Город кишит бесчисленным множеством сыщиков – так называемых «Стражников», чье око, подобно Всевидящему Оку, проникает всюду; стены домов для него прозрачны, как стекло.[270] Судятся не только дела, но и мысли и чувства. Всякая, хотя бы самая тайная, попытка восстать на Царство Божие – Теократию – подвергается как государственная измена лютейшим карам закона—мечу и огню.[271]
Если чудом кажется то, что Кальвину удалось наложить такое железное иго на такой свободолюбивый народ, как женевские граждане, то чудо еще большее – то, что весь народ под это иго вольно идет, потому что ни о каком насилье не может быть и речи, по крайней мере в начале Кальвинова действия. Две тысячи граждан, созванных 20 ноября 1541 года в соборе Св. Петра, чтобы утвердить Церковное Законодательство, статью за статьей, слишком хорошо знали, о чем идет речь. После каждой статьи, прочитанной с кафедры, задавался вопрос, не хочет ли кто-нибудь возразить, и только молчание всех считалось знаком согласия.[272]
Трудно людям наших дней поверить в такие случаи, как эти: именитый купец, осужденный за прелюбодеяние на смерть, уже взойдя на плаху, благодарил Бога за то, что будет казнен, «по суровым, но нелицеприятным законам своего отечества». А в 1545 году, в дни страшной чумы, колдун и ведьма, муж и жена, приговоренные к сожжению за то, что «сеяли в народе чуму», радостно идут на костер. Благодарят и эти двое Бога и Кальвина за то, что «будут, может быть, избавлены временной смертью от вечной».[273]
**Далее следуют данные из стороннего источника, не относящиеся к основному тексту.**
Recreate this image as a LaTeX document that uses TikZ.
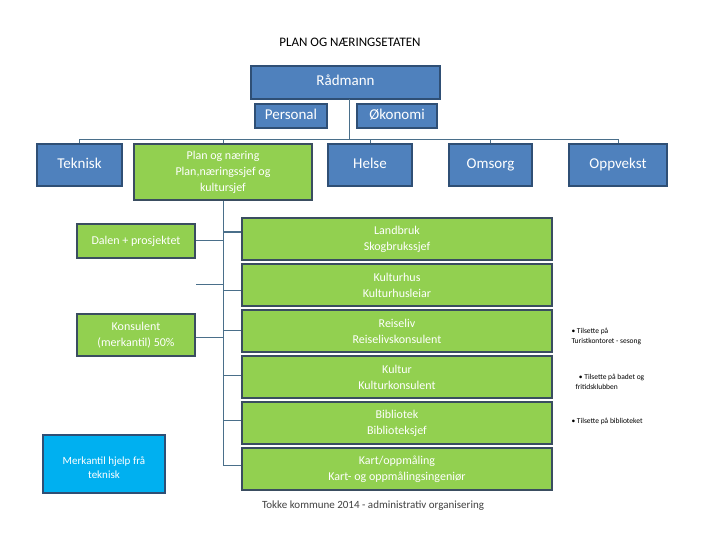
\documentclass[tikz,border=0pt]{standalone}
\usepackage{fontspec}
\setmainfont{Carlito}
\definecolor{bl}{HTML}{4F81BD}
\definecolor{bld}{HTML}{2F4F75}
\definecolor{gr}{HTML}{92D050}
\definecolor{grd}{HTML}{3A4D60}
\definecolor{cy}{HTML}{00B0F0}
\definecolor{ln}{HTML}{4A6F8A}
\begin{document}
\begin{tikzpicture}[x=1pt,y=-1pt,
 box/.style={draw, line width=2pt, text=white, align=center, inner sep=1pt, font=\fontsize{15}{17}\selectfont},
 bb/.style={box, fill=bl, draw=bld},
 gb/.style={box, fill=gr, draw=grd, font=\fontsize{12}{16}\selectfont},
 cb/.style={box, fill=cy, draw=bld, font=\fontsize{11}{14}\selectfont},
 ln/.style={draw=ln, line width=1pt},
 note/.style={align=left, font=\fontsize{7.5}{10}\selectfont, anchor=west}]
\useasboundingbox (0,0) rectangle (720,540);
\node[font=\fontsize{13}{15}\selectfont] (t) at (350,42) {PLAN OG NÆRINGSETATEN};
\newcommand{\bx}[6]{\node[#1, minimum width=#4-#2, minimum height=#5-#3] (#6) at ({(#2+#4)/2},{(#3+#5)/2})}
\bx{bb}{251}{66}{440}{99}{rad} {Rådmann\strut};
\bx{bb}{255}{104}{327}{128}{pers} {Personal\strut};
\bx{bb}{357}{104}{437}{128}{oko} {Økonomi\strut};
\bx{bb}{37}{144}{122}{186}{tek} {Teknisk\strut};
\bx{gb}{134}{144}{312}{200}{plan} {Plan og næring\\Plan,næringssjef og\\kultursjef};
\bx{bb}{328}{144}{412}{186}{hel} {Helse\strut};
\bx{bb}{449}{144}{532}{186}{oms} {Omsorg\strut};
\bx{bb}{569}{144}{667}{186}{opp} {Oppvekst\strut};
\bx{gb}{77}{224}{195}{258}{dal} {Dalen + prosjektet};
\bx{gb}{77}{314}{195}{356}{kon} {Konsulent\\(merkantil) 50\%};
\node[cb, minimum width=122, minimum height=58, anchor=north west, text height=30pt] (mer) at (42,434) {Merkantil hjelp frå\\teknisk};
\bx{gb}{242}{218}{552}{260}{lan} {Landbruk\\Skogbrukssjef};
\bx{gb}{242}{264}{552}{306}{kh} {Kulturhus\\Kulturhusleiar};
\bx{gb}{242}{310}{552}{352}{rei} {Reiseliv\\Reiselivskonsulent};
\bx{gb}{242}{356}{552}{398}{kul} {Kultur\\Kulturkonsulent};
\bx{gb}{242}{402}{552}{444}{bib} {Bibliotek\\Biblioteksjef};
\bx{gb}{242}{448}{552}{490}{kart} {Kart/oppmåling\\Kart- og oppmålingsingeniør};
\node[note] (n1) at (568,336) {• Tilsette på\\Turistkontoret - sesong};
\node[note] (n2) at (572,382) {\ \ • Tilsette på badet og\\fritidsklubben};
\node[note] (n3) at (568,421) {• Tilsette på biblioteket};
\node[font=\fontsize{11}{13}\selectfont, text=black!75] (f) at (373,506) {Tokke kommune 2014 - administrativ organisering};
% connectors
\coordinate (h) at (349,140);
\draw[ln] (349,99) -- (h);
\draw[ln] (tek.north) -- (tek.north |- h) -- (opp.north |- h) -- (opp.north);
\foreach \n in {plan,hel,oms} \draw[ln] (\n.north) -- (\n.north |- h);
\coordinate (v) at (223,465);
\draw[ln] (plan.south) -- (v);
\foreach \n/\y in {lan/232,kh/290,rei/330,kul/375,bib/420,kart/465} \draw[ln] (223,\y) -- (\n.west |- 0,\y);
\draw[ln] (dal.east |- 0,240) -- (223,240);
\draw[ln] (kon.east |- 0,337) -- (223,337);
\draw[ln] (196,284) -- (223,284);
\end{tikzpicture}
\end{document}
Тем же чувством проникнут и весь женевский народ, что видно по такому, для нас тоже невероятному, случаю: один гражданин, приговоренный за прелюбодеяние к плетям, обжаловал этот приговор в Малом Совете, а Совет Двухсот – собрание более народное – не только не отменил приговора, но и осудил виновного на смерть.[274]
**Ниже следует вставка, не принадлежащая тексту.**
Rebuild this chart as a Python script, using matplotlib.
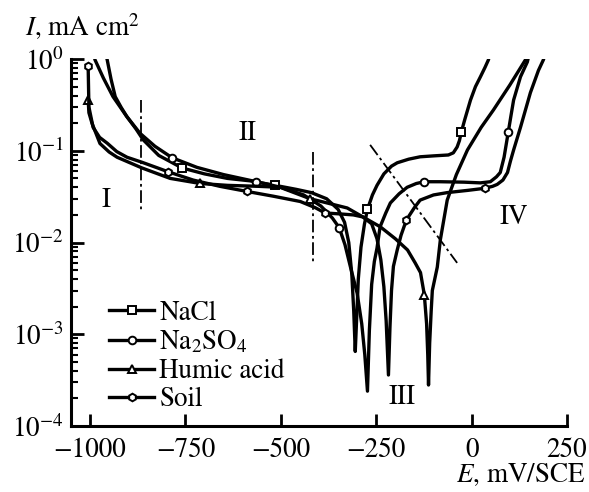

Вольно люди идут под ярмо, а когда, почувствовав невыносимую тяжесть его, опомнятся, – будет поздно: в воздухе, из которого выкачали весь кислород, задохнутся медленно, как в «пробковой комнате».
Будет весь женевский народ Шильонским Узником, а теократия Кальвина – черной подземной тюрьмой в небесной лазури Лемана.
В строящемся Граде Божьем камни – люди, а молот каменотеса, Кальвина – лишение Евхаристии.
Винт на страшном орудии пытки, «испанском сапоге», завинчивается так, что выступает кровавая, красная на сером железе роса, и ломаные кости хрустят: этот винт – страшно сказать – Евхаристия.
Что это – Царство Божие или застенок? И то и другое вместе в чудовищном смешении.
Кальвин среди женевских Вольнодумцев – Либертинцев – Гулливер среди Лиллипутов: это ложное впечатление зависит от того, что почти все исторические свидетельства о Либертинцах идут от их злейших врагов и невежественных доносчиков.
Кто такие Либертинцы? Сами они себя называют «Людьми Духа» (Spirituali), так же как Нищие Братья св. Франциска Ассизского в XIII–XIV веке. «Есть только Дух Божий единый, Творец и тварь вместе», – учат они. «Вот почему добро от зла, вечное от временного, Бог от диавола неразличимы». Вывод отсюда тот же, что у Гностиков: «Безграничная свобода Людей Духа»; «все позволено».[275]
Но главная сила их – не в богословском умозрении, а в политическом действии. Лучше всего определяется оно их боевым кличем: «Свобода!»
Либертинцы, верные ученики Рабле и Эразма, «слишком ранние предтечи слишком медленной весны», – люди XVIII века в XVI-м; не сравнительно безвредные атеисты, безбожники, а гораздо более опасные «антитеисты», «богопротивники».
Длящаяся четырнадцать лет (1541–1555) борьба Либертинцев с Кальвином есть не что иное, как борьба за будущий мир – двух духов – Возрождения и Реформации.[276]
Начал борьбу Пьер Амо (Ameaux), член Малого Совета, именитый гражданин, фабрикант игральных карт и содержатель тайных игорных притонов. Жена его, одна из первых благовестниц «свободной любви», посажена в тюрьму, на цепь.[277]
Как-то раз, подвыпивши с друзьями за ужином, мэтр Пьер говорит: «Звука непристойного не смеют произвести великолепные господа Магистрата, не посоветовавшись с мэтром Кальвином. А кто он такой? Былой Пикардиец, мечтающий сделаться Женевским Папой!»[278]
Эти насмешки – только булавочные уколы, но такие ядовитые, что Кальвин вспомнит о них, умирая.
В 1542 году, после долгого заключения в тюрьме и лютых пыток, Пьер Амо «покаялся». Босоногого, в одной рубашке, с горящей восковой свечой в руке, водили его по улицам и площадям Женевы, и на каждой из них, стоя на коленях, «громким и внятным голосом каялся он в том, что оскорбил Господа Бога и господина Кальвина».[279]